_WHAT TO WORK ON_:
Return the listing below verbatim. Pictures do not belong in the copy.

_COLLECTED DATA_:
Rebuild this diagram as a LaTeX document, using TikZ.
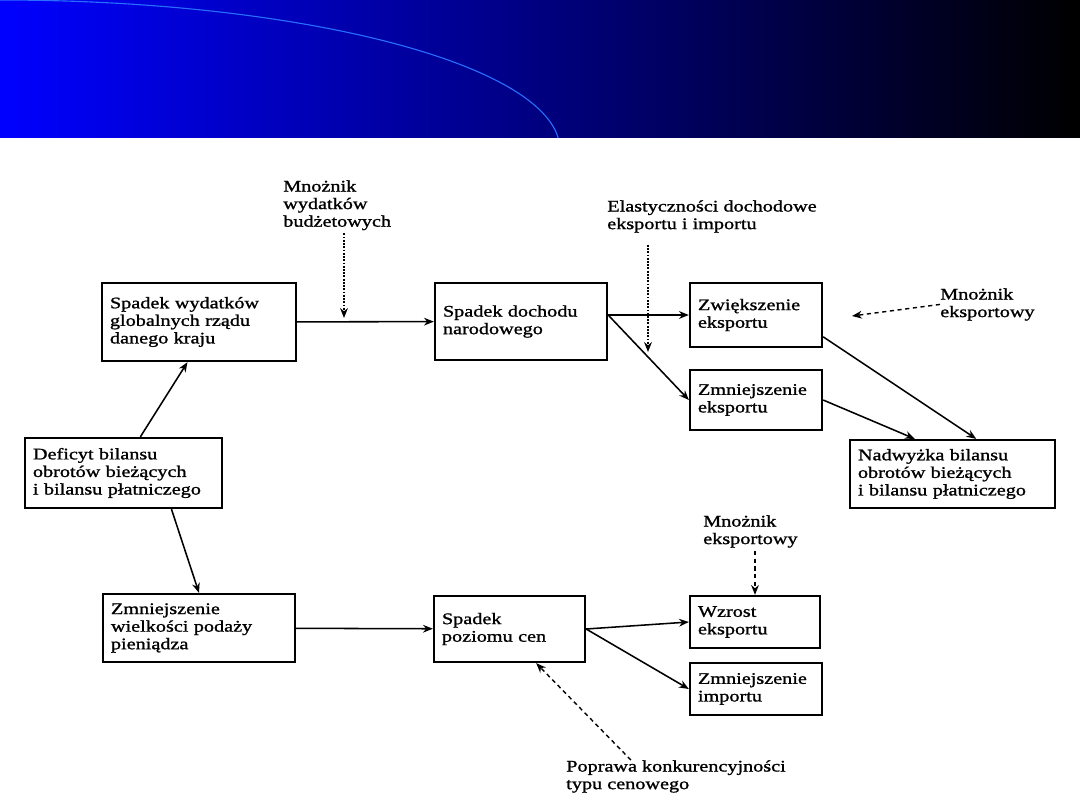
\documentclass[tikz,border=0pt]{standalone}
\usepackage{fontspec}
\setmainfont[FakeStretch=1.25, FakeBold=1.2]{Liberation Serif}
\usetikzlibrary{arrows.meta}
\definecolor{arcblue}{RGB}{40,110,255}
\newcommand{\diagfont}{\fontsize{11.5}{12.5}\selectfont}

\begin{document}
\begin{tikzpicture}[x=0.025cm, y=-0.025cm, >={Stealth[length=7pt,width=5.5pt]},
    box/.style={draw, line width=1.6pt, inner xsep=0.2cm, inner ysep=1pt, align=left, font=\diagfont},
    lbl/.style={inner sep=0pt, align=left, anchor=north west, font=\diagfont},
    link/.style={->, line width=1.1pt},
    dotlink/.style={->, line width=1.3pt, densely dotted},
    dashlink/.style={->, line width=1pt, dash pattern=on 3pt off 2.5pt}]

% page and header band
\useasboundingbox (0,0) rectangle (1080,810);
\fill[white] (0,0) rectangle (1080,810);
\shade[left color=blue, right color=black] (0,0) rectangle (1080,137);
\begin{scope}
    \clip (0,0) rectangle (1080,137);
    \draw[arcblue, line width=0.8pt] (0,150) ellipse [x radius=560, y radius=150];
\end{scope}

% upper path
\node[box, text width=4.45cm, minimum height=1.95cm] (wydatki) at (199,322) {Spadek wydatków\\globalnych rządu\\danego kraju};
\node[box, text width=3.9cm, minimum height=1.925cm] (dochod) at (521,321.5) {Spadek dochodu\\narodowego};
\node[box, text width=2.9cm, minimum height=1.6cm] (wiekszy) at (756,315) {Zwiększenie\\eksportu};
\node[box, text width=2.9cm, minimum height=1.5cm] (mniejszy) at (756,400) {Zmniejszenie\\eksportu};
\node[box, text width=4.725cm, minimum height=1.7cm] (nadwyzka) at (952.5,474) {Nadwyżka bilansu\\obrotów bieżących\\i bilansu płatniczego};

% start
\node[box, text width=4.525cm, minimum height=1.75cm] (deficyt) at (123.5,473) {Deficyt bilansu\\obrotów bieżących\\i bilansu płatniczego};

% lower path
\node[box, text width=4.4cm, minimum height=1.7cm] (podaz) at (199,628) {Zmniejszenie\\wielkości podaży\\pieniądza};
\node[box, text width=3.375cm, minimum height=1.65cm] (ceny) at (509.5,629) {Spadek\\poziomu cen};
\node[box, text width=2.85cm, minimum height=1.3cm] (wzrost) at (755,622) {Wzrost\\eksportu};
\node[box, text width=2.9cm, minimum height=1.3cm] (import) at (756,689) {Zmniejszenie\\importu};

% side labels
\node[lbl] (mnwyd) at (283,180) {Mnożnik\\wydatków\\budżetowych};
\node[lbl] (elast) at (607,200) {Elastyczności dochodowe\\eksportu i importu};
\node[lbl] (mnexa) at (940,288) {Mnożnik\\eksportowy};
\node[lbl] (mnexb) at (703,515) {Mnożnik\\eksportowy};
\node[lbl] (popr) at (566,760) {Poprawa konkurencyjności\\typu cenowego};

\coordinate (wydtip) at (344,318);
\coordinate (elasttip) at (648,352);
\coordinate (mnextip) at (852,316);

% solid arrows
\draw[link] (deficyt.65) -- (wydatki.-106);
\draw[link] (deficyt.-37) -- (podaz.north);
\draw[link] (wydatki) -- (dochod);
\draw[link] (dochod.east |- wiekszy.west) -- (wiekszy.west);
\draw[link] (dochod.east |- wiekszy.west) -- (mniejszy.west);
\draw[link] (wiekszy.-18) -- (nadwyzka.56);
\draw[link] (mniejszy.east) -- (nadwyzka.137);
\draw[link] (podaz) -- (ceny);
\draw[link] (ceny.east) -- (wzrost.west);
\draw[link] (ceny.east) -- (import.west);

% multipliers and other influences
\draw[dotlink] (wydtip |- mnwyd.south) ++(0,3) -- (wydtip);
\draw[dotlink] (elast.south -| elasttip) ++(0,12) -- (elasttip);
\draw[dashlink] (mnexa.west) -- (mnextip);
\draw[dashlink] (wzrost.north |- mnexb.south) ++(0,3) -- (wzrost.north);
\draw[dashlink] (popr.160) -- (ceny.-52);

\end{tikzpicture}
\end{document}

_RESPONSE TO THIS TASK_:
Rebuild this diagram as a LaTeX document, using TikZ.
\documentclass[tikz,border=0pt]{standalone}
\usepackage{fontspec}
\setmainfont[FakeStretch=1.25, FakeBold=1.2]{Liberation Serif}
\usetikzlibrary{arrows.meta}
\definecolor{arcblue}{RGB}{40,110,255}
\newcommand{\diagfont}{\fontsize{11.5}{12.5}\selectfont}

\begin{document}
\begin{tikzpicture}[x=0.025cm, y=-0.025cm, >={Stealth[length=7pt,width=5.5pt]},
    box/.style={draw, line width=1.6pt, inner xsep=0.2cm, inner ysep=1pt, align=left, font=\diagfont},
    lbl/.style={inner sep=0pt, align=left, anchor=north west, font=\diagfont},
    link/.style={->, line width=1.1pt},
    dotlink/.style={->, line width=1.3pt, densely dotted},
    dashlink/.style={->, line width=1pt, dash pattern=on 3pt off 2.5pt}]

% page and header band
\useasboundingbox (0,0) rectangle (1080,810);
\fill[white] (0,0) rectangle (1080,810);
\shade[left color=blue, right color=black] (0,0) rectangle (1080,137);
\begin{scope}
    \clip (0,0) rectangle (1080,137);
    \draw[arcblue, line width=0.8pt] (0,150) ellipse [x radius=560, y radius=150];
\end{scope}

% upper path
\node[box, text width=4.45cm, minimum height=1.95cm] (wydatki) at (199,322) {Spadek wydatków\\globalnych rządu\\danego kraju};
\node[box, text width=3.9cm, minimum height=1.925cm] (dochod) at (521,321.5) {Spadek dochodu\\narodowego};
\node[box, text width=2.9cm, minimum height=1.6cm] (wiekszy) at (756,315) {Zwiększenie\\eksportu};
\node[box, text width=2.9cm, minimum height=1.5cm] (mniejszy) at (756,400) {Zmniejszenie\\eksportu};
\node[box, text width=4.725cm, minimum height=1.7cm] (nadwyzka) at (952.5,474) {Nadwyżka bilansu\\obrotów bieżących\\i bilansu płatniczego};

% start
\node[box, text width=4.525cm, minimum height=1.75cm] (deficyt) at (123.5,473) {Deficyt bilansu\\obrotów bieżących\\i bilansu płatniczego};

% lower path
\node[box, text width=4.4cm, minimum height=1.7cm] (podaz) at (199,628) {Zmniejszenie\\wielkości podaży\\pieniądza};
\node[box, text width=3.375cm, minimum height=1.65cm] (ceny) at (509.5,629) {Spadek\\poziomu cen};
\node[box, text width=2.85cm, minimum height=1.3cm] (wzrost) at (755,622) {Wzrost\\eksportu};
\node[box, text width=2.9cm, minimum height=1.3cm] (import) at (756,689) {Zmniejszenie\\importu};

% side labels
\node[lbl] (mnwyd) at (283,180) {Mnożnik\\wydatków\\budżetowych};
\node[lbl] (elast) at (607,200) {Elastyczności dochodowe\\eksportu i importu};
\node[lbl] (mnexa) at (940,288) {Mnożnik\\eksportowy};
\node[lbl] (mnexb) at (703,515) {Mnożnik\\eksportowy};
\node[lbl] (popr) at (566,760) {Poprawa konkurencyjności\\typu cenowego};

\coordinate (wydtip) at (344,318);
\coordinate (elasttip) at (648,352);
\coordinate (mnextip) at (852,316);

% solid arrows
\draw[link] (deficyt.65) -- (wydatki.-106);
\draw[link] (deficyt.-37) -- (podaz.north);
\draw[link] (wydatki) -- (dochod);
\draw[link] (dochod.east |- wiekszy.west) -- (wiekszy.west);
\draw[link] (dochod.east |- wiekszy.west) -- (mniejszy.west);
\draw[link] (wiekszy.-18) -- (nadwyzka.56);
\draw[link] (mniejszy.east) -- (nadwyzka.137);
\draw[link] (podaz) -- (ceny);
\draw[link] (ceny.east) -- (wzrost.west);
\draw[link] (ceny.east) -- (import.west);

% multipliers and other influences
\draw[dotlink] (wydtip |- mnwyd.south) ++(0,3) -- (wydtip);
\draw[dotlink] (elast.south -| elasttip) ++(0,12) -- (elasttip);
\draw[dashlink] (mnexa.west) -- (mnextip);
\draw[dashlink] (wzrost.north |- mnexb.south) ++(0,3) -- (wzrost.north);
\draw[dashlink] (popr.160) -- (ceny.-52);

\end{tikzpicture}
\end{document}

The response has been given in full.